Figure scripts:
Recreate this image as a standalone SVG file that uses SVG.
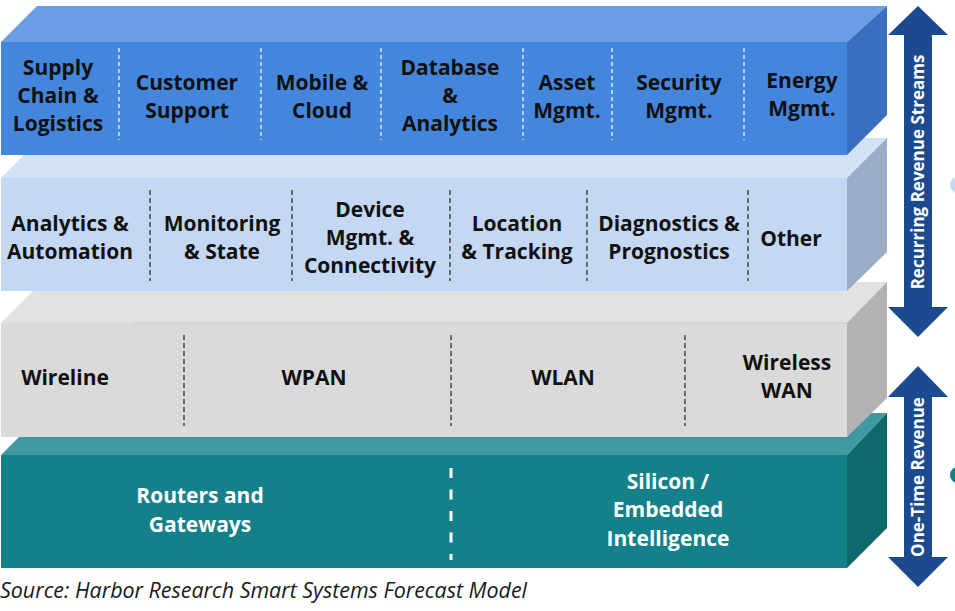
<svg xmlns="http://www.w3.org/2000/svg" width="955" height="611" viewBox="0 0 955 611">
<style>
  .lbl{font-family:"Open Sans","Liberation Sans",sans-serif;font-weight:bold;font-size:21px;fill:#111;text-anchor:middle}
  .wl{fill:#fff}
  .arr{fill:#1b4b8e}
  .atxt{font-family:"Open Sans","Liberation Sans",sans-serif;font-weight:bold;font-size:17px;fill:#fff;text-anchor:middle}
  .dw{stroke:#fff;stroke-width:1.2;stroke-dasharray:4 3;fill:none}
  .dk{stroke:#222;stroke-width:1.2;stroke-dasharray:5 3;fill:none}
  .dt{stroke:#fff;stroke-width:3;stroke-dasharray:10 11.5;fill:none}
  .src{font-family:"Open Sans","Liberation Sans",sans-serif;font-style:italic;font-size:22px;fill:#1a1a1a}
</style>
<rect width="955" height="611" fill="#fff"/>

<!-- dots at right edge -->
<circle cx="958" cy="185" r="8" fill="#c4d8f3"/>
<circle cx="958" cy="475" r="8" fill="#14808a"/>

<!-- Teal layer (bottom) -->
<g id="layer-hardware">
  <polygon points="1,455 43,413 887,413 847,455" fill="#4099a0"/>
  <polygon points="847,455 887,413 887,528 847,568" fill="#0e686c"/>
  <rect x="1" y="455" width="846" height="113" fill="#14808a"/>
  <line class="dt" x1="451" y1="468" x2="451" y2="560"/>
  <g id="node-routers"><text class="lbl wl" x="200"><tspan x="200" y="503">Routers and</tspan><tspan x="200" y="532">Gateways</tspan></text></g>
  <g id="node-silicon"><text class="lbl wl"><tspan x="668" y="489">Silicon /</tspan><tspan x="668" y="517">Embedded</tspan><tspan x="668" y="546">Intelligence</tspan></text></g>
</g>

<!-- Gray layer -->
<g id="layer-network">
  <polygon points="1,323 42,282 887,282 847,323" fill="#e2e2e2"/>
  <polygon points="847,323 887,282 887,398 847,437" fill="#b2b2b2"/>
  <rect x="1" y="323" width="846" height="114" fill="#dadada"/>
  <line x1="133" y1="323" x2="847" y2="323" stroke="#c9cfd4" stroke-width="1"/>
  <line class="dk" x1="184" y1="335" x2="184" y2="426"/>
  <line class="dk" x1="451" y1="335" x2="451" y2="426"/>
  <line class="dk" x1="685" y1="335" x2="685" y2="426"/>
  <g id="node-wireline"><text class="lbl" x="65" y="385">Wireline</text></g>
  <g id="node-wpan"><text class="lbl" x="314" y="385">WPAN</text></g>
  <g id="node-wlan"><text class="lbl" x="563" y="385">WLAN</text></g>
  <g id="node-wwan"><text class="lbl"><tspan x="787" y="370">Wireless</tspan><tspan x="787" y="398">WAN</tspan></text></g>
</g>

<!-- Light blue layer -->
<g id="layer-services">
  <polygon points="1,178 41,138 887,138 847,178" fill="#d1e1f6"/>
  <polygon points="847,178 887,138 887,252 847,291" fill="#9aacc6"/>
  <rect x="1" y="178" width="846" height="113" fill="#c4d8f3"/>
  <line class="dk" x1="150" y1="190" x2="150" y2="281"/>
  <line class="dk" x1="292" y1="190" x2="292" y2="281"/>
  <line class="dk" x1="450" y1="190" x2="450" y2="281"/>
  <line class="dk" x1="587" y1="190" x2="587" y2="281"/>
  <line class="dk" x1="748" y1="190" x2="748" y2="281"/>
  <g id="node-analytics-automation"><text class="lbl"><tspan x="70" y="231">Analytics &amp;</tspan><tspan x="70" y="259">Automation</tspan></text></g>
  <g id="node-monitoring"><text class="lbl"><tspan x="222" y="231">Monitoring</tspan><tspan x="222" y="259">&amp; State</tspan></text></g>
  <g id="node-device-mgmt"><text class="lbl"><tspan x="370" y="217">Device</tspan><tspan x="370" y="245">Mgmt. &amp;</tspan><tspan x="370" y="273">Connectivity</tspan></text></g>
  <g id="node-location"><text class="lbl"><tspan x="517" y="231">Location</tspan><tspan x="517" y="259">&amp; Tracking</tspan></text></g>
  <g id="node-diagnostics"><text class="lbl"><tspan x="669" y="231">Diagnostics &amp;</tspan><tspan x="669" y="259">Prognostics</tspan></text></g>
  <g id="node-other"><text class="lbl" x="791" y="246">Other</text></g>
</g>

<!-- Blue layer (top) -->
<g id="layer-applications">
  <polygon points="1,42 37,6 887,6 847,42" fill="#6b9ee4"/>
  <polygon points="847,42 887,6 887,115 847,155" fill="#3a6ebe"/>
  <rect x="1" y="42" width="846" height="113" fill="#4586dd"/>
  <line class="dw" x1="119" y1="48" x2="119" y2="140"/>
  <line class="dw" x1="261" y1="48" x2="261" y2="140"/>
  <line class="dw" x1="381" y1="48" x2="381" y2="140"/>
  <line class="dw" x1="523" y1="48" x2="523" y2="140"/>
  <line class="dw" x1="612" y1="48" x2="612" y2="140"/>
  <line class="dw" x1="744" y1="48" x2="744" y2="140"/>
  <g id="node-supply-chain"><text class="lbl"><tspan x="58" y="75">Supply</tspan><tspan x="58" y="103">Chain &amp;</tspan><tspan x="58" y="131">Logistics</tspan></text></g>
  <g id="node-customer-support"><text class="lbl"><tspan x="187" y="90">Customer</tspan><tspan x="187" y="118">Support</tspan></text></g>
  <g id="node-mobile-cloud"><text class="lbl"><tspan x="322" y="90">Mobile &amp;</tspan><tspan x="322" y="118">Cloud</tspan></text></g>
  <g id="node-database"><text class="lbl"><tspan x="450" y="75">Database</tspan><tspan x="450" y="103">&amp;</tspan><tspan x="450" y="131">Analytics</tspan></text></g>
  <g id="node-asset"><text class="lbl"><tspan x="567" y="90">Asset</tspan><tspan x="567" y="118">Mgmt.</tspan></text></g>
  <g id="node-security"><text class="lbl"><tspan x="679" y="90">Security</tspan><tspan x="679" y="118">Mgmt.</tspan></text></g>
  <g id="node-energy"><text class="lbl"><tspan x="802" y="88">Energy</tspan><tspan x="802" y="116">Mgmt.</tspan></text></g>
</g>

<!-- Revenue arrows -->
<g id="connectors">
  <g id="arrow-recurring">
    <polygon class="arr" points="918,6 948,35 932,35 932,307 948,307 918,337 888,307 904,307 904,35 888,35"/>
    <text class="atxt" transform="translate(924,172) rotate(-90)">Recurring Revenue Streams</text>
  </g>
  <g id="arrow-onetime">
    <polygon class="arr" points="918,366 948,397 932,397 932,557 948,557 918,587 888,557 904,557 904,397 888,397"/>
    <text class="atxt" transform="translate(924,477) rotate(-90)">One-Time Revenue</text>
  </g>
</g>

<text id="source" class="src" x="0" y="598" textLength="527" lengthAdjust="spacingAndGlyphs">Source: Harbor Research Smart Systems Forecast Model</text>
</svg>
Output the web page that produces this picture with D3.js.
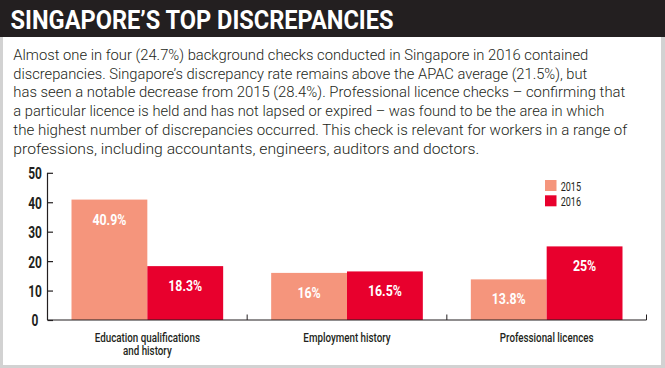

**EXERCISE INSTRUCTIONS**: Look through the listing above. Pick out each line with "that" and copy it.

**EXPECTED ANSWER**:
Recreate this image as a standalone SVG file that uses SVG.
Output the web page that produces this picture with D3.js.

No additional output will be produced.